Here’s some code to recreate the map with the posterior means. Just tack it on to the end of the valentines.R script. Oh and I had to up the adapt_delta parameter to get a good fit, 0.9 worked well.

## map state_mean

require(maps)

require(data.table)

require(ggplot2); theme_set(theme_minimal())

require(scales)

all_states <- map_data("state")

# Align different state names

setkey(all_states, region)

sm <- data.table(region = tolower(state), state_mean)

sm <- all_states[sm]

sm[, SpendFactor := cut(state_mean, breaks = seq(30, 120, by = 15), include.lowest = T, ordered_result = TRUE, labels = paste(dollar(seq(30, 105, by = 15)), dollar(seq(45, 120, by = 15)), sep = '-'))]

ggplot(data = sm, aes(x = long, y = lat, group = group, fill = SpendFactor)) + geom_polygon() + scale_fill_brewer(palette = 'Reds', direction = 1, name = '', breaks = sm[, levels(SpendFactor)], limits = sm[, levels(SpendFactor)]) + coord_quickmap() + scale_x_continuous(name = '', breaks = NULL) + scale_y_continuous(name = '', breaks = NULL)

Three states with ample sample sizes, California, Florida, and Texas, are in the top 7 states.
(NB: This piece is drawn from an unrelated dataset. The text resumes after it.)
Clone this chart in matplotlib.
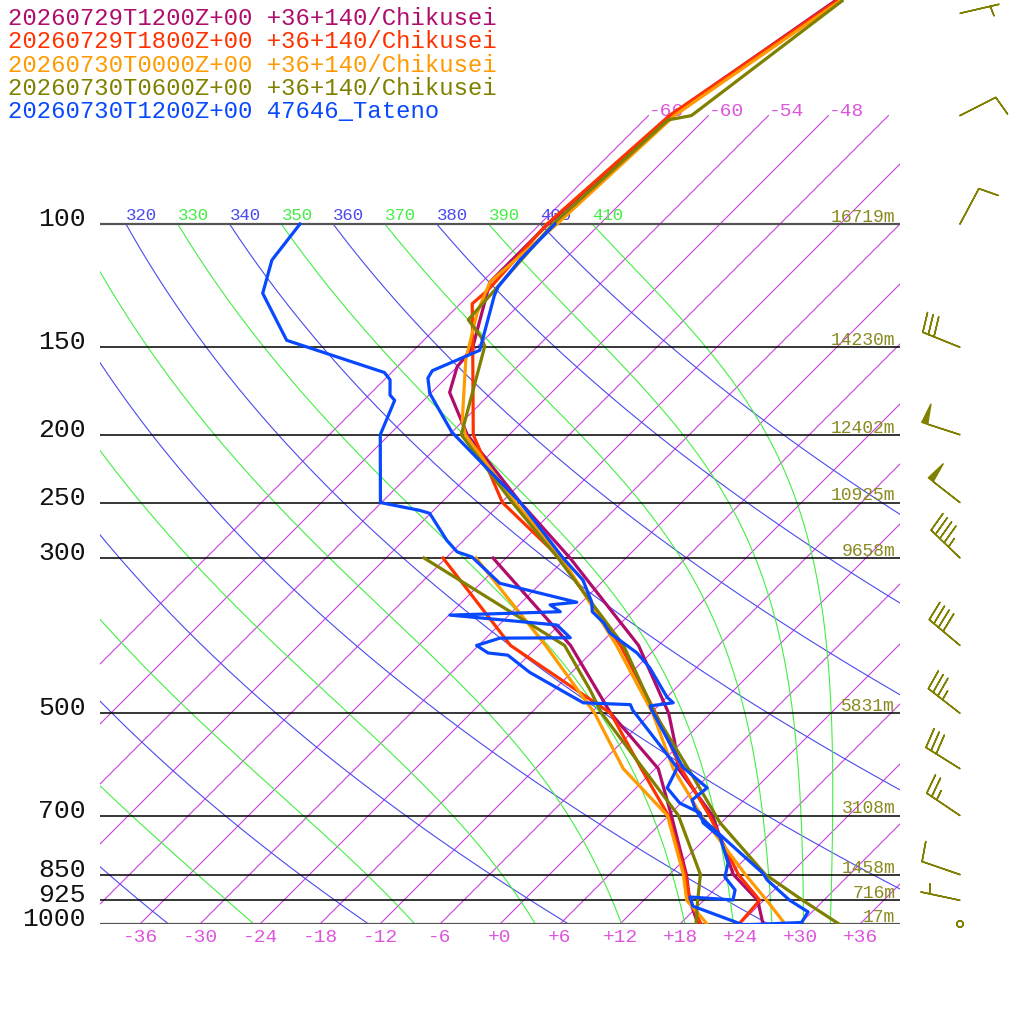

That’s probably not just randomness. My guess would be that Hispanics tend to spend a lot on Valentine’s Day. When I drove by the local high school on Valentine’s Day this month, I was struck by all the students arriving with balloons and flowers.

To the point of your article with Phil, is it that parameter maps of estimates are misleading, or is it that point estimates of estimates are misleading, and we haven’t figured out a good approach to parameter maps that show distributions or at least location and scale?

Yes, I do recall your putting histograms on top of each state in a map in some book or article, but that didn’t look nearly as nice as a chloropleth map. It did use the map effectively as a lookup function indexing into the set of histograms, but I lost the fluid spatial interpretation I may be lulled into thinking I get from parameter maps.

Just stumbled over this, so my comment comes late.

In the shown stan model the sigmas are not actually constraint to be larger than 0 ( is missing in the parameter block).

How much influence did the choice of prior SDs have on the final results?